Sesiones de sensibilización

El director de infantil y primaria de Hipatia, Carlos Méndez, explica que “el proyecto tiene una parte educativa de trabajo en las aulas”. Esta parte consta de sesiones de sensibilización respecto al producto ecológico, y aborda diferentes temáticas: “alimentos de proximidad, cuántos recursos hacen falta para tener la carne para el consumo humano o qué cesta de la compra hacen en otros países, para entender las diferencias socioeconómicas”. Ello acompañado de un impulso por la dinamización de los patios. “Se forma a los monitores de comedor para que trabajen con el alumnado y que el tiempo de patio no sea un tiempo libre, sino que sea libre para quien quiera y que quien quiera pueda hacer uso de rincones de juego o de la mediateca”, desarrolla Méndez.

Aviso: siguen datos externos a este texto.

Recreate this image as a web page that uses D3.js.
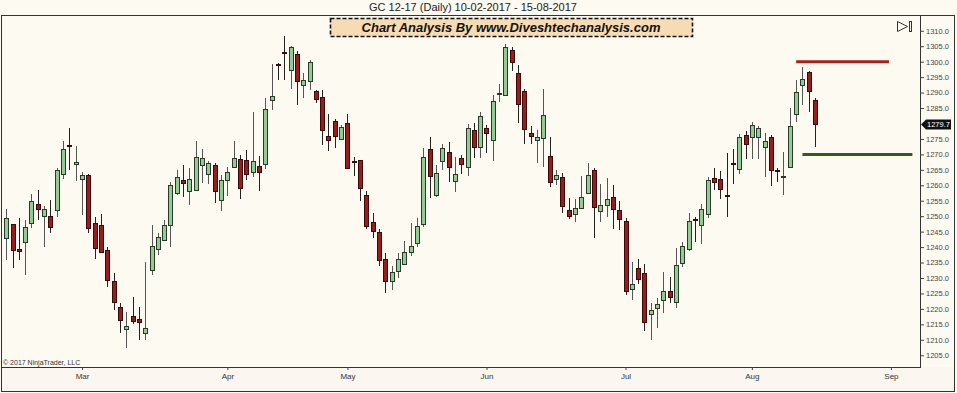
<!DOCTYPE html>
<html>
<head>
<meta charset="utf-8">
<script src="https://cdn.jsdelivr.net/npm/d3@7"></script>
<style>
  body { margin: 0; background: #fdfaf1; }
  svg { display: block; font-family: "Liberation Sans", Arial, sans-serif; }
</style>
</head>
<body>
<svg id="chart" width="957" height="393"></svg>
<script>
// GC 12-17 daily bars, 10-02-2017 .. 15-08-2017 (one entry per trading day)
const opens = [
  1242.8, 1247.4, 1239.3, 1241.7, 1247.7, 1254.1, 1249.8, 1250.0, 1251.8, 1263.5,
  1272.9, 1266.8, 1261.9, 1263.3, 1247.9, 1247.1, 1239.0, 1229.0, 1220.7, 1213.3,
  1217.7, 1216.6, 1212.1, 1232.6, 1239.6, 1242.3, 1247.1, 1257.6, 1261.7, 1258.1,
  1258.4, 1266.5, 1263.8, 1266.5, 1255.2, 1261.9, 1265.8, 1268.4, 1268.2, 1264.4,
  1266.2, 1267.1, 1287.5, 1299.3, 1303.1, 1297.3, 1302.6, 1292.7, 1294.0, 1290.6,
  1288.6, 1275.9, 1280.9, 1275.1, 1280.2, 1267.8, 1268.1, 1257.0, 1248.0, 1245.0,
  1236.0, 1229.0, 1232.0, 1234.7, 1238.5, 1241.2, 1247.6, 1271.9, 1256.8, 1268.1,
  1270.8, 1261.4, 1268.7, 1265.8, 1277.8, 1272.4, 1278.4, 1274.8, 1289.5, 1289.2,
  1303.9, 1296.4, 1290.5, 1276.8, 1274.6, 1275.1, 1269.4, 1261.9, 1262.7, 1252.0,
  1250.7, 1252.8, 1257.6, 1264.9, 1251.8, 1253.9, 1256.3, 1252.0, 1248.5, 1226.6,
  1233.1, 1231.5, 1218.5, 1220.1, 1222.9, 1225.9, 1222.3, 1234.7, 1239.6, 1249.2,
  1247.1, 1250.7, 1262.2, 1261.9, 1256.8, 1267.3, 1265.1, 1276.2, 1275.7, 1275.5,
  1272.5, 1275.5, 1264.9, 1262.6, 1266.0, 1283.3, 1292.4, 1296.7, 1287.6
];
const highs = [
  1252.2, 1247.6, 1249.3, 1248.7, 1257.2, 1258.5, 1253.3, 1255.2, 1265.5, 1274.4,
  1278.4, 1272.7, 1264.4, 1263.8, 1249.8, 1250.6, 1240.1, 1231.5, 1222.0, 1219.1,
  1223.9, 1220.7, 1235.3, 1247.1, 1244.6, 1248.7, 1261.1, 1264.9, 1266.5, 1265.5,
  1274.4, 1271.9, 1267.9, 1267.3, 1263.3, 1266.0, 1274.4, 1269.8, 1271.4, 1283.8,
  1269.4, 1288.1, 1299.4, 1299.6, 1308.3, 1305.0, 1303.5, 1296.2, 1300.7, 1290.8,
  1290.8, 1283.2, 1281.6, 1279.5, 1283.2, 1269.0, 1268.3, 1258.0, 1251.0, 1246.0,
  1238.0, 1234.0, 1238.0, 1242.0, 1247.8, 1249.3, 1272.2, 1275.5, 1266.5, 1273.3,
  1274.1, 1269.2, 1269.7, 1279.8, 1280.2, 1283.8, 1279.5, 1289.2, 1292.9, 1305.7,
  1304.6, 1298.9, 1291.3, 1279.1, 1277.8, 1291.0, 1275.5, 1265.1, 1264.0, 1255.8,
  1255.4, 1263.0, 1267.1, 1265.5, 1260.4, 1262.2, 1260.1, 1255.0, 1249.3, 1235.3,
  1236.3, 1234.5, 1221.8, 1223.4, 1232.0, 1230.4, 1239.6, 1241.7, 1250.9, 1249.8,
  1254.1, 1262.8, 1265.5, 1264.7, 1270.3, 1271.9, 1276.6, 1277.6, 1280.6, 1279.2,
  1276.8, 1276.2, 1265.5, 1270.8, 1284.9, 1294.0, 1298.4, 1297.1, 1288.1
];
const lows = [
  1235.8, 1233.1, 1235.8, 1230.9, 1246.3, 1248.7, 1239.9, 1244.6, 1249.8, 1261.9,
  1264.9, 1261.5, 1250.4, 1244.4, 1236.0, 1238.0, 1227.2, 1219.6, 1212.1, 1207.2,
  1215.1, 1209.9, 1209.9, 1230.9, 1237.4, 1242.1, 1239.9, 1256.8, 1256.1, 1253.6,
  1258.2, 1260.6, 1260.4, 1254.3, 1251.8, 1256.5, 1265.5, 1255.5, 1261.7, 1262.7,
  1258.2, 1265.4, 1284.3, 1294.0, 1294.0, 1291.3, 1285.9, 1288.1, 1290.8, 1286.5,
  1273.0, 1271.1, 1272.2, 1274.6, 1265.4, 1263.0, 1255.0, 1246.0, 1243.0, 1234.0,
  1225.0, 1226.0, 1230.0, 1234.5, 1237.1, 1240.1, 1246.6, 1256.0, 1256.3, 1264.9,
  1261.1, 1257.9, 1263.8, 1262.9, 1268.7, 1268.7, 1270.3, 1267.9, 1287.0, 1288.8,
  1297.0, 1280.2, 1273.5, 1273.5, 1267.3, 1266.0, 1259.5, 1260.0, 1251.1, 1249.0,
  1248.2, 1252.5, 1257.2, 1243.1, 1248.2, 1249.6, 1246.0, 1245.5, 1224.5, 1222.9,
  1228.2, 1212.9, 1209.9, 1213.7, 1218.8, 1222.0, 1220.2, 1233.6, 1238.8, 1241.7,
  1241.0, 1249.3, 1258.4, 1255.4, 1249.8, 1260.4, 1263.6, 1268.4, 1268.4, 1268.4,
  1262.8, 1259.7, 1261.2, 1256.8, 1265.8, 1280.6, 1286.0, 1283.8, 1272.5
];
const closes = [
  1249.3, 1239.0, 1238.8, 1246.6, 1254.9, 1252.5, 1252.2, 1246.4, 1264.9, 1271.6,
  1272.5, 1267.4, 1263.3, 1246.0, 1239.8, 1238.5, 1229.3, 1222.3, 1216.4, 1214.4,
  1216.2, 1215.5, 1213.7, 1240.3, 1243.4, 1247.1, 1260.1, 1262.8, 1260.6, 1261.9,
  1269.0, 1268.7, 1267.3, 1258.1, 1261.7, 1264.4, 1268.7, 1259.0, 1263.6, 1267.9,
  1264.4, 1284.8, 1288.8, 1298.9, 1302.7, 1304.8, 1294.0, 1294.2, 1300.0, 1288.1,
  1277.8, 1274.6, 1276.2, 1278.9, 1265.8, 1267.4, 1259.0, 1247.0, 1245.0, 1236.0,
  1229.0, 1232.0, 1236.0, 1238.5, 1240.3, 1246.8, 1269.2, 1263.3, 1264.0, 1272.2,
  1266.0, 1263.6, 1266.8, 1278.4, 1272.4, 1282.4, 1276.8, 1287.3, 1289.9, 1304.6,
  1300.0, 1286.5, 1278.1, 1275.7, 1275.5, 1282.7, 1261.1, 1263.3, 1253.2, 1250.0,
  1252.5, 1256.3, 1263.3, 1252.8, 1253.6, 1255.7, 1252.5, 1249.0, 1225.9, 1228.2,
  1229.5, 1215.8, 1219.8, 1221.5, 1225.9, 1223.9, 1234.2, 1240.3, 1248.5, 1248.8,
  1252.2, 1261.7, 1260.8, 1258.7, 1256.4, 1266.9, 1275.5, 1273.3, 1279.5, 1278.4,
  1274.4, 1264.7, 1264.5, 1263.0, 1279.2, 1290.3, 1294.3, 1290.6, 1279.7
];

// first bar of each month (bar index), Sep is in the empty future area
const monthLabels = ["Mar", "Apr", "May", "Jun", "Jul", "Aug", "Sep"];
const monthBars = [12, 35, 54, 76, 98, 118, 140];

// drawn levels
const levelPrices = [1300, 1270];
const levelStart = [125, 126];
const levelEnd = [139.7, 143.4];
const levelColors = ["#a8201c", "#3a5a1c"];

const priceTicks = d3.range(1205, 1311, 5).filter(v => v !== 1280);
const lastPrice = closes[closes.length - 1];

const svg = d3.select("#chart"),
  width = +svg.attr("width"),
  height = +svg.attr("height");

const plot = { left: 1, top: 15, right: 920, bottom: 367 };

svg.append("rect").attr("width", width).attr("height", height).attr("fill", "#fdfaf1");
svg.append("rect")
  .attr("x", 1).attr("y", plot.bottom).attr("width", 954).attr("height", 24)
  .attr("fill", "#fcf6f0");

const x = d3.scaleLinear().domain([-0.82, 144.6]).range([plot.left, plot.right]);
const y = d3.scaleLinear().domain([1201.2, 1315.1]).range([plot.bottom, plot.top]);

// title
svg.append("text")
  .attr("x", 473).attr("y", 11)
  .attr("text-anchor", "middle")
  .attr("font-size", 11)
  .attr("fill", "#222")
  .text("GC 12-17 (Daily)  10-02-2017 - 15-08-2017");

// frame
const frame = svg.append("g").attr("stroke", "#333").attr("fill", "none").attr("shape-rendering", "crispEdges");
frame.append("rect").attr("x", 1.5).attr("y", 15.5).attr("width", 953).attr("height", 376);
frame.append("line").attr("x1", 1).attr("x2", plot.right).attr("y1", plot.bottom + 0.5).attr("y2", plot.bottom + 0.5);
frame.append("line").attr("x1", plot.right + 0.5).attr("x2", plot.right + 0.5).attr("y1", 15).attr("y2", plot.bottom + 1);

// candles
const bars = d3.range(opens.length).map(i => ({
  i, o: opens[i], h: highs[i], l: lows[i], c: closes[i]
}));

const cg = svg.append("g").attr("shape-rendering", "crispEdges");
cg.selectAll(".wick")
  .data(bars)
  .enter().append("line")
  .attr("class", "wick")
  .attr("x1", d => Math.round(x(d.i)) + 0.5)
  .attr("x2", d => Math.round(x(d.i)) + 0.5)
  .attr("y1", d => y(d.h))
  .attr("y2", d => y(d.l))
  .attr("stroke", d => d.c >= d.o ? "#555" : "#222")
  .attr("stroke-width", 1);

cg.selectAll(".body")
  .data(bars)
  .enter().append("rect")
  .attr("class", "body")
  .attr("x", d => Math.round(x(d.i)) - 1.5)
  .attr("width", 4)
  .attr("y", d => Math.round(y(Math.max(d.o, d.c))) + 0.5)
  .attr("height", d => Math.max(1, Math.round(Math.abs(y(d.o) - y(d.c)))))
  .attr("fill", d => d.c >= d.o ? "#93cc93" : "#9a1c1c")
  .attr("stroke", d => d.c >= d.o ? "#2a3a2a" : "#3a0a0a")
  .attr("stroke-width", 1);

// level lines
svg.selectAll(".level")
  .data(levelPrices)
  .enter().append("line")
  .attr("class", "level")
  .attr("x1", (d, i) => x(levelStart[i]))
  .attr("x2", (d, i) => x(levelEnd[i]))
  .attr("y1", d => y(d))
  .attr("y2", d => y(d))
  .attr("stroke", (d, i) => levelColors[i])
  .attr("stroke-width", 3);

// price axis
const yAxis = svg.append("g")
  .attr("transform", `translate(${plot.right},0)`)
  .call(d3.axisRight(y).tickValues(priceTicks).tickSize(4).tickPadding(2).tickFormat(d3.format(".1f")));
yAxis.select(".domain").remove();
yAxis.selectAll("line").attr("stroke", "#444");
yAxis.selectAll("text").attr("font-size", 7.5).attr("fill", "#444").attr("font-family", "Liberation Sans, Arial, sans-serif");

// last price marker
const ly = y(lastPrice);
svg.append("path")
  .attr("d", `M${plot.right + 1},${ly} L${plot.right + 6},${ly - 5} L${plot.right + 31},${ly - 5} L${plot.right + 31},${ly + 5} L${plot.right + 6},${ly + 5} Z`)
  .attr("fill", "#111");
svg.append("text")
  .attr("x", plot.right + 7).attr("y", ly + 3)
  .attr("font-size", 7.5).attr("fill", "#fff")
  .text(d3.format(".1f")(lastPrice));

// time axis
const xAxis = svg.append("g")
  .attr("transform", `translate(0,${plot.bottom})`)
  .call(d3.axisBottom(x).tickValues(monthBars).tickSize(3).tickPadding(3)
    .tickFormat((d, i) => monthLabels[i]));
xAxis.select(".domain").remove();
xAxis.selectAll("line").attr("stroke", "#444");
xAxis.selectAll("text").attr("font-size", 8).attr("fill", "#333").attr("font-family", "Liberation Sans, Arial, sans-serif");

// copyright
svg.append("text")
  .attr("x", 3).attr("y", 365)
  .attr("font-size", 7).attr("fill", "#333")
  .text("\u00a9 2017 NinjaTrader, LLC");

// banner
svg.append("rect")
  .attr("x", 330.5).attr("y", 18.5).attr("width", 362).attr("height", 18)
  .attr("fill", "#f7dcb3")
  .attr("stroke", "#111").attr("stroke-width", 1.6).attr("stroke-dasharray", "4,2");
svg.append("text")
  .attr("x", 511).attr("y", 32)
  .attr("text-anchor", "middle")
  .attr("font-size", 13).attr("font-weight", "bold").attr("font-style", "italic")
  .attr("fill", "#111")
  .text("Chart Analysis By www.Diveshtechanalysis.com");

// scroll-to-end icon
svg.append("path")
  .attr("d", "M897.5,21.5 L907.5,26.5 L897.5,31.5 Z")
  .attr("fill", "none").attr("stroke", "#333");
svg.append("rect")
  .attr("x", 909.5).attr("y", 21.5).attr("width", 2).attr("height", 10)
  .attr("fill", "none").attr("stroke", "#333");
</script>
</body>
</html>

Además, han creado el grupo 'alumno ayudante', a través del cual los mayores se encargan de que “no haya niños solos y de incorporar e integrar a los más pequeños con los mayores”, indica. Precisamente, por la cantidad de niños y la ausencia de profesores, los comedores escolares pueden convertirse en un foco de conductas más dominantes entre iguales, que se agravan en los casos de acoso escolar. “Los comedores deben ser espacios donde la gente se sienta a gusto para comer y para estar”, defiende Alberto Brasero, del proyecto Alimentar el Cambio, que denuncia también el nivel de estrés al que está sometido el personal, que tiene que soportar volúmenes de ruido por encima incluso de los 90 decibelios.

“Eso es un horror para los niños”, defiende la directora de La Jara. Allí, los pequeños comen en sus respectivas clases, con el resto de compañeros (un máximo de 22 por clase) y sus dos educadoras. “Tal y como nos lo planteamos, el proceso hay que mimarlo”, indica Puch. Por eso, cuando sus alumnos llegan al colegio “se asustan, porque suelen pasar a instalaciones enormes, con personas que no son sus tutoras y están perdidos totalmente. No hay nadie que les apoye o les eche una mano”, concluye.